Searches for travel visa application privacy risk usually start with a practical fear: before a trip, you may have to put passport details, family relationships, work history, prior travel, social media identifiers, payment information, and appointment availability into one online path. The U.S. State Department describes the DS-160 as the online nonimmigrant visa application for temporary travel and notes in its FAQ that saved or retrieved applications can repopulate personal information. That makes accuracy useful, but it also shows why visa workflows are unusually dense data moments. One form can hold identity, movement, finance, and life-context signals that would be sensitive even if no purchase ever happened.

The privacy risk is not that every embassy portal is secretly bad. It is that visa applications sit at the intersection of official forms, third-party appointment pages, courier choices, travel agents, document upload services, payment processors, analytics scripts, and desperate timing. A person who needs a visa before a flight, school start date, wedding, funeral, or work assignment is not browsing casually. That urgency can make people click sponsored help pages, reuse documents on multiple services, or ignore warning signs because the cost of delay feels larger than the privacy risk.
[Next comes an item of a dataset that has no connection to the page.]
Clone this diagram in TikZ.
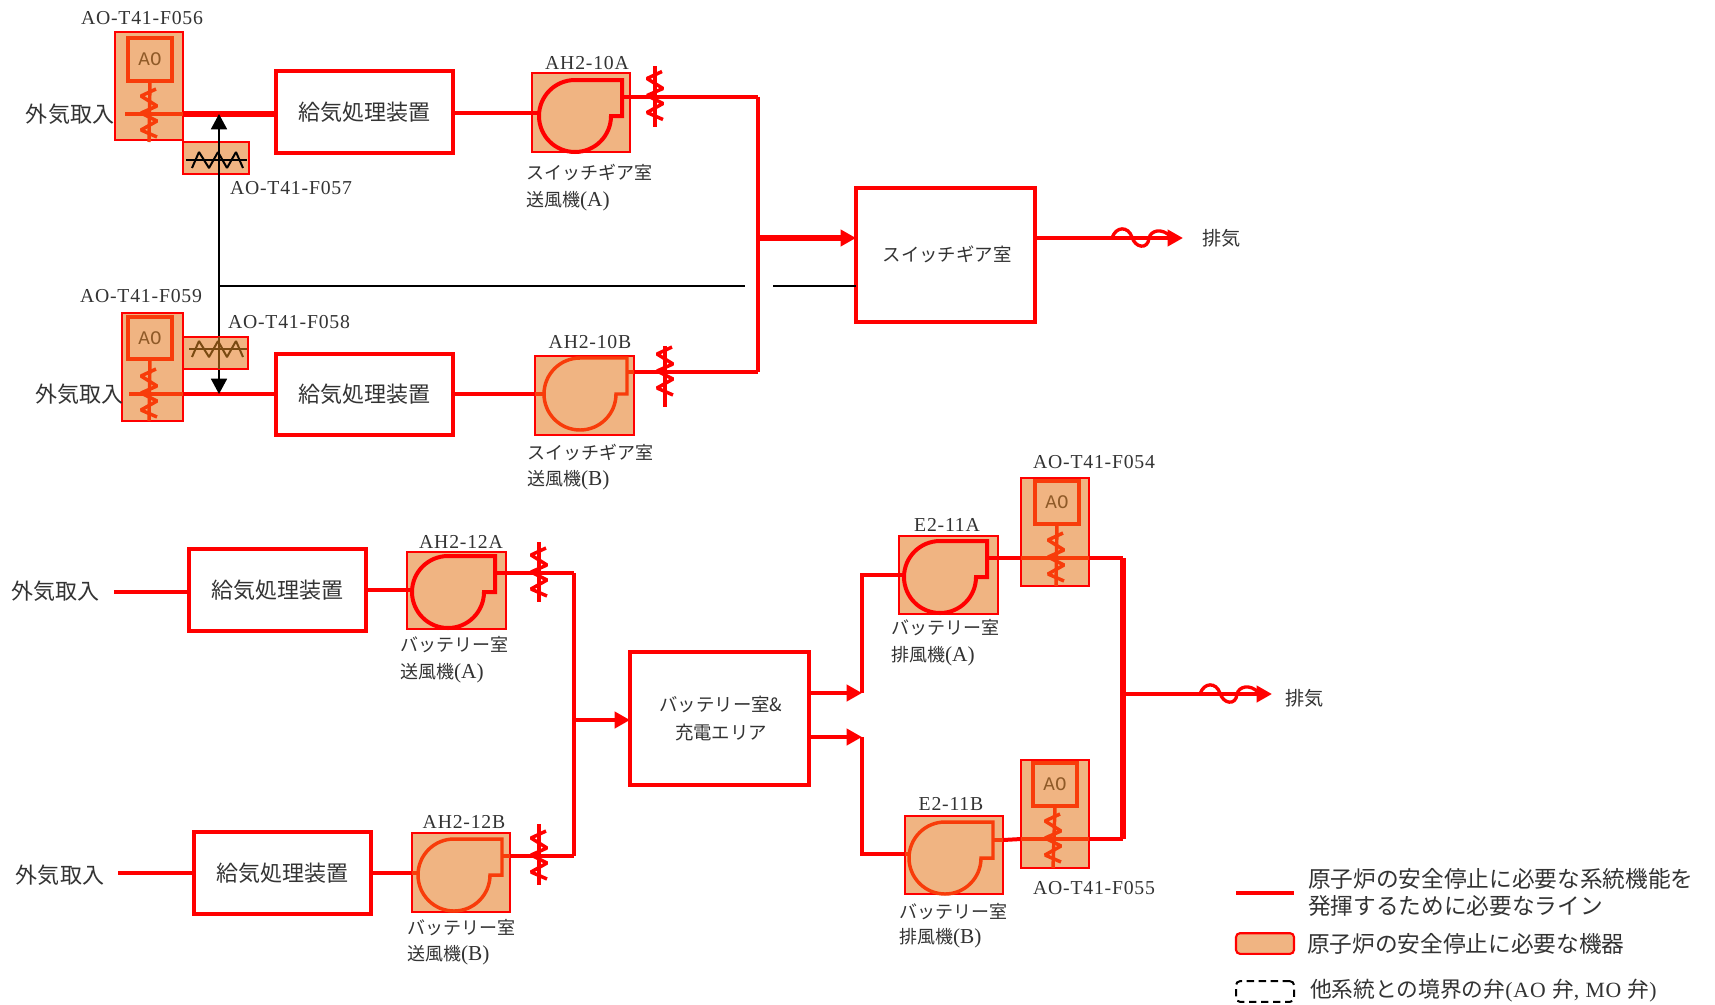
\documentclass[tikz,border=0pt]{standalone}
\usepackage{fontspec}
\setmainfont{Noto Sans CJK JP}
\newfontfamily\lat[LetterSpace=4]{Liberation Serif}
\newfontfamily\latb{Liberation Serif}
\newfontfamily\mon{Liberation Mono}
\usetikzlibrary{arrows.meta}
\definecolor{eq}{HTML}{F0B482}
\definecolor{vl}{HTML}{F83C0A}
\definecolor{rd}{HTML}{FF0000}
\definecolor{tx}{HTML}{333333}
\definecolor{brn}{HTML}{7A4A12}
\definecolor{aot}{HTML}{8F5A28}
\tikzset{
  x=0.75pt,y=-0.75pt,
  every node/.style={inner sep=0pt,outer sep=0pt,text=tx},
  eqbox/.style={draw=rd,fill=eq,line width=1.6pt},
  whitebox/.style={draw=rd,fill=white,line width=3pt},
  aobox/.style={draw=vl,fill=eq,line width=2.6pt},
  aotext/.style={font=\mon\fontsize{14.4}{15}\selectfont,text=aot},
  rl/.style={draw=rd,line width=3pt},
  rlt/.style={draw=rd,line width=3.8pt},
  vline/.style={draw=vl,line width=2.6pt},
  zig/.style={line width=2.6pt,line join=bevel},
  arr/.style={-{Triangle[length=11.5pt,width=12pt]}},
  bk/.style={draw=black,line width=1.3pt},
  lab/.style={font=\lat\fontsize{14.8}{15}\selectfont},
  gen/.style={font=\fontsize{16.5}{18}\selectfont},
  sm/.style={font=\fontsize{13.5}{16}\selectfont,anchor=west},
  leg/.style={font=\fontsize{17}{18}\selectfont,anchor=west},
  ext/.style={font=\fontsize{14.4}{16}\selectfont},
  room/.style={font=\fontsize{13.8}{16}\selectfont}
}
% box node from its edges
\newcommand\bx[6]{\node[#1,minimum width={(#5-#3)*0.75pt},minimum height={(#6-#4)*0.75pt}] (#2) at ({(#3+#5)/2},{(#4+#6)/2}) {};}
% spring zigzag
\newcommand\spr[3]{\draw[zig,#3] ({#1+7},{#2-25}) -- ({#1-8},{#2-18}) -- ({#1+8},{#2-8}) -- ({#1-8},{#2-1}) -- ({#1+8},{#2+7}) -- ({#1-8},{#2+16}) -- ({#1+8},{#2+23});}
% heater zigzag
\newcommand\htr[3]{\draw[#3,line width=1.5pt,line join=bevel] ({#1-27},{#2+8}) -- ({#1-20},{#2-8}) -- ({#1-10},{#2+8}) -- ({#1-1},{#2-8}) -- ({#1+8},{#2+8}) -- ({#1+17},{#2-8}) -- ({#1+24},{#2+8});}
% fan casing: style, name, cx, cy, right edge, inlet y, outlet y
\newcommand\fan[7]{%
  \draw[#1,line join=miter] (#3,{#4-36}) -- (#5,{#4-36}) -- (#5,#4) -- ({#3+36},#4) arc[start angle=0,end angle=-270,radius=27pt];
  \coordinate (#2-in) at ({#3-36},#6);
  \coordinate (#2-out) at (#5,#7);}
% wiggle on an exhaust line
\newcommand\wig[2]{\draw[draw=rd,line width=2.5pt,line cap=round] (#1,#2) .. controls ({#1+4},{#2-12}) and ({#1+16},{#2-12}) .. ({#1+20},{#2-1}) .. controls ({#1+23},{#2+10}) and ({#1+36},{#2+12}) .. ({#1+37},{#2}) .. controls ({#1+39},{#2-8}) and ({#1+50},{#2-10}) .. ({#1+58},{#2-2});}
\begin{document}
\begin{tikzpicture}
\useasboundingbox (0,0) rectangle (1715,1004);
\fill[white] (0,0) rectangle (1715,1004);

% ---------- upper train A
\bx{eqbox}{v56}{115}{32}{183}{140}
\bx{aobox}{a56}{128}{38}{172}{81}
\node[aotext] (a56t) at (a56) {AO};
\draw[vline] (a56.south) -- (149,142);
\spr{149}{114}{draw=vl}
\coordinate (v56l) at (125,114);
\draw[vline] (v56l) -- (v56l -| v56.east);
\bx{whitebox}{g1}{276}{71}{453}{153}
\node[gen] (g1t) at (g1) {給気処理装置};
\draw[rlt] (v56l -| v56.east) -- (v56l -| g1.west);
\bx{eqbox}{h57}{183}{142}{249}{174}
\draw[bk] (186,160) -- (247,160);
\htr{219}{160}{draw=black}

\bx{eqbox}{p10a}{532}{73}{630}{152}
\fan{rl}{fa}{575}{116}{622}{113}{96.5}
\draw[rl] (fa-in -| g1.east) -- (fa-in);
\coordinate (va) at (655,96.5);
\coordinate (jt) at (758,96.5);
\draw[rl] (fa-out) -- (jt);
\draw[rl] (655,66) -- (655,127);
\spr{655}{96.5}{draw=rd}

% ---------- upper train B
\coordinate (bkt) at (219,286);
\coordinate (atop) at (219,114);
\coordinate (abot) at (219,394);
\bx{whitebox}{g2}{276}{354}{453}{435}
\node[gen] (g2t) at (g2) {給気処理装置};
\draw[rl,line width=3pt] (183,394) -- (276,394);
\draw[bk,arr] (219,300) -- (atop);
\draw[bk,arr] (219,300) -- (abot);
\bx{eqbox}{h58}{182}{337}{248}{369}
\draw[draw=brn,line width=1.3pt] (189,349) -- (247,349);
\draw[draw=brn,line width=1.3pt] (219,337) -- (219,369);
\htr{219}{349}{draw=brn}

\bx{eqbox}{v59}{122}{313}{183}{421}
\bx{aobox}{a59}{128}{317}{172}{359}
\node[aotext] (a59t) at (a59) {AO};
\draw[vline] (a59.south) -- (149,421);
\spr{149}{394}{draw=vl}
\draw[vline] (129,394) -- (183,394);

\bx{eqbox}{p10b}{535}{356}{634}{435}
\fan{vline}{fb}{580}{394}{627}{394}{372}
\draw[vline] (fb-in -| p10b.west) -- (fb-in);
\draw[vline] (fb-out) -- (fb-out -| p10b.east);
\draw[rl] (fb-in -| g2.east) -- (fb-in -| p10b.west);
\coordinate (jb) at (758,372);
\draw[rl] (fb-out -| p10b.east) -- (jb);
\draw[rl] (665,346) -- (665,407);
\spr{665}{372}{draw=rd}
\draw[draw=rd,line width=3.6pt,line cap=square] (jt) -- (jb);

% ---------- switchgear room
\bx{whitebox}{r1}{856}{188}{1035}{322}
\node[room] (r1t) at (947,254) {スイッチギア室};
\coordinate (jm) at (758,238);
\draw[rlt,arr] (jm) -- (jm -| r1.west);
\coordinate (ex1) at (1183,238);
\draw[rl,arr] (ex1 -| r1.east) -- (ex1);
\wig{1112}{238}
\node[ext,anchor=west] (ex1t) at (1202,238) {排気};
\coordinate (bkm) at (745,286);
\coordinate (bkr) at (773,286);
\draw[bk] (bkt) -- (bkm);
\draw[bk] (bkr) -- (bkr -| r1.west);

% ---------- lower supply
\bx{whitebox}{g3}{189}{549}{366}{631}
\node[gen] (g3t) at (g3) {給気処理装置};
\coordinate (o3) at (114,592);
\draw[rl] (o3) -- (o3 -| g3.west);
\bx{eqbox}{p12a}{407}{552}{506}{629}
\fan{rl}{fc}{448}{592}{495}{590}{573}
\draw[rl] (fc-in -| g3.east) -- (fc-in);
\coordinate (jc) at (574,573);
\draw[rl] (fc-out) -- (jc);
\draw[rl] (539,542) -- (539,602);
\spr{539}{573}{draw=rd}

\bx{whitebox}{g4}{194}{832}{371}{914}
\node[gen] (g4t) at (g4) {給気処理装置};
\coordinate (o4) at (118,873);
\draw[rl] (o4) -- (o4 -| g4.west);
\bx{eqbox}{p12b}{412}{833}{510}{912}
\fan{vline}{fd}{454}{875}{502}{873}{856}
\draw[vline] (fd-in -| p12b.west) -- (fd-in);
\draw[vline] (fd-out) -- (fd-out -| p12b.east);
\draw[rl] (fd-in -| g4.east) -- (fd-in -| p12b.west);
\coordinate (jd) at (574,856);
\draw[rl] (fd-out -| p12b.east) -- (jd);
\draw[rl] (539,824) -- (539,885);
\spr{539}{856}{draw=rd}
\draw[draw=rd,line width=3pt,line cap=square] (jc) -- (jd);

% ---------- battery room
\bx{whitebox}{r2}{630}{652}{809}{785}
\node[room] (r2t) at (721,704) {バッテリー室\&};
\node[room] (r2u) at (721,732) {充電エリア};
\coordinate (jn) at (574,720);
\draw[rl,arr] (jn) -- (jn -| r2.west);

\bx{eqbox}{e11a}{899}{536}{998}{614}
\fan{rl}{fe}{940}{577}{987}{575}{558}
\coordinate (ue) at (862,693);
\coordinate (uf) at (862,575);
\draw[draw=rd,line width=3.6pt] (ue) -- (uf) -- (fe-in);
\draw[rl,arr] (ue -| r2.east) -- (ue);

\bx{eqbox}{e11b}{905}{816}{1003}{894}
\fan{vline}{ff}{945}{858}{993}{854}{840}
\draw[vline] (ff-in -| e11b.west) -- (ff-in);
\draw[vline] (ff-out) -- (ff-out -| e11b.east);
\coordinate (le) at (862,737);
\coordinate (lf) at (862,854);
\draw[rl] (le) -- (lf) -- (ff-in -| e11b.west);
\draw[rl,arr] (le -| r2.east) -- (le);

% ---------- exhaust valves
\bx{eqbox}{v54}{1021}{478}{1089}{586}
\bx{aobox}{a54}{1035}{481}{1079}{524}
\node[aotext] (a54t) at (a54) {AO};
\draw[vline] (a54.south) -- (1056,586);
\spr{1056}{558}{draw=vl}
\bx{eqbox}{v55}{1021}{760}{1089}{868}
\bx{aobox}{a55}{1033}{763}{1077}{806}
\node[aotext] (a55t) at (a55) {AO};
\draw[vline] (a55.south) -- (1053,868);
\spr{1053}{839}{draw=vl}
\coordinate (x1) at (1123,558);
\coordinate (x2) at (1123,839);
\draw[rl] (fe-out) -- (x1 -| v54.west);
\draw[vline] (x1 -| v54.west) -- (x1 -| v54.east);
\draw[rl] (x1 -| v54.east) -- (x1);
\draw[rl] (ff-out -| e11b.east) -- (x2 -| v55.west);
\draw[vline] (x2 -| v55.west) -- (x2 -| v55.east);
\draw[rl] (x2 -| v55.east) -- (x2);
\draw[draw=rd,line width=3.8pt,line cap=square] (x1) -- (x2);
\coordinate (x3) at (1123,694);
\coordinate (ex2) at (1272,694);
\draw[rl,arr] (x3) -- (ex2);
\wig{1200}{694}
\node[ext,anchor=west] (ex2t) at (1285,698) {排気};

% ---------- labels
\node[lab] (l56) at (142,18) {AO-T41-F056};
\node[lab] (l57) at (291,188) {AO-T41-F057};
\node[lab] (l58) at (289,322) {AO-T41-F058};
\node[lab] (l59) at (141,296) {AO-T41-F059};
\node[lab] (l54) at (1094,462) {AO-T41-F054};
\node[lab] (l55) at (1094,888) {AO-T41-F055};
\node[lab] (l10a) at (587,63) {AH2-10A};
\node[lab] (l10b) at (590,342) {AH2-10B};
\node[lab] (l12a) at (461,542) {AH2-12A};
\node[lab] (l12b) at (464,822) {AH2-12B};
\node[lab] (le1) at (947,525) {E2-11A};
\node[lab] (le2) at (951,804) {E2-11B};
\node[gen] (o1) at (70,114) {外気取入};
\node[gen] (o2) at (79,394) {外気取入};
\node[gen] (o5) at (56,591) {外気取入};
\node[gen] (o6) at (60,875) {外気取入};
\newcommand\paren[1]{{\latb\fontsize{16}{16}\selectfont(#1)}}
\node[sm] (n1) at (526,173) {スイッチギア室};
\node[sm] (n2) at (526,201) {送風機\paren{A}};
\node[sm] (n3) at (527,452) {スイッチギア室};
\node[sm] (n4) at (527,480) {送風機\paren{B}};
\node[sm] (n5) at (400,645) {バッテリー室};
\node[sm] (n6) at (400,673) {送風機\paren{A}};
\node[sm] (n7) at (407,928) {バッテリー室};
\node[sm] (n8) at (407,955) {送風機\paren{B}};
\node[sm] (n9) at (891,628) {バッテリー室};
\node[sm] (n10) at (891,656) {排風機\paren{A}};
\node[sm] (n11) at (899,912) {バッテリー室};
\node[sm] (n12) at (899,938) {排風機\paren{B}};

% ---------- legend
\coordinate (k1) at (1236,893);
\coordinate (k2) at (1294,893);
\draw[rl] (k1) -- (k2);
\node[leg] (t1) at (1308,879) {原子炉の安全停止に必要な系統機能を};
\node[leg] (t2) at (1308,906) {発揮するために必要なライン};
\node[eqbox,rounded corners=3pt,minimum width=43.5pt,minimum height=15.5pt] (k3) at (1265,943.5) {};
\node[leg] (t3) at (1307,944) {原子炉の安全停止に必要な機器};
\node[draw=black,dash pattern=on 5.5pt off 3.5pt,line width=1.5pt,rounded corners=3pt,minimum width=43.5pt,minimum height=15.5pt] (k4) at (1265,991.5) {};
\node[leg,font=\fontsize{16.3}{18}\selectfont] (t4) at (1310,991) {他系統との境界の弁{\lat(AO }弁{\lat, MO }弁{\lat)}};
\end{tikzpicture}
\end{document}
Start with data minimization. Before typing, identify whether the page is an official government or embassy flow, a contracted appointment vendor, or a private expediting service. Save only what the official process requires. If a private service asks for a full passport scan, itinerary, employer letter, bank statement, family contact list, or social account information before clearly explaining necessity, retention, and deletion, treat that as a high-risk handoff. NIST's Privacy Framework frames privacy as a risk-management discipline; in this context, that means reducing unnecessary collection and understanding which party receives each document.

The biggest weak points often happen around the official form, not only inside it. Browser history can expose the country and visa type searched. Email confirmations can reveal appointment times and passport-return logistics. Payment receipts can connect a traveler to a destination and application vendor. Upload widgets can retain filenames that include full names, dates of birth, or passport numbers. If a household shares a computer, those artifacts can disclose travel plans to people who were never meant to see them. If a scammer gets access, the same artifacts become identity-theft fuel, which is why the FTC's identity-theft guidance emphasizes limiting exposure of personal information and watching for misuse.

A practical defense checklist is simple: navigate from the embassy or government site, not an ad; keep a dedicated folder with neutral filenames; use a fresh browser session; avoid public Wi-Fi for document uploads; do not let random visa-help sites store scans by default; turn off unnecessary autofill; and screenshot confirmation numbers without saving extra documents to a shared downloads folder. If you use a paid visa service, ask which documents they keep, how long they retain them, whether they share with subcontractors, and how deletion works after the appointment is booked.

cloak's angle is active defense for moments like this. Shopping is the wedge because checkout teaches how trackers turn hesitation and intent into leverage, but visa workflows show the same problem in a higher-stakes setting. The right defense layer should block hidden collection where it can, reduce fingerprint stability across repeated visits, and warn when a supposedly simple application path starts asking for more than the task needs. A visa application may be necessary. Letting every surrounding vendor turn it into a durable travel-and-identity dossier is not.

One more habit helps: separate required official disclosure from optional commercial convenience. If the official government form requires a data point, answer accurately. If a travel blog, concierge, file-preparation service, or appointment-monitoring page asks for the same details to 'help' you, pause and ask what you gain. Convenience vendors can make sense for complex travel, but they should not receive passport scans, family details, or bank statements merely because they rank high in search results.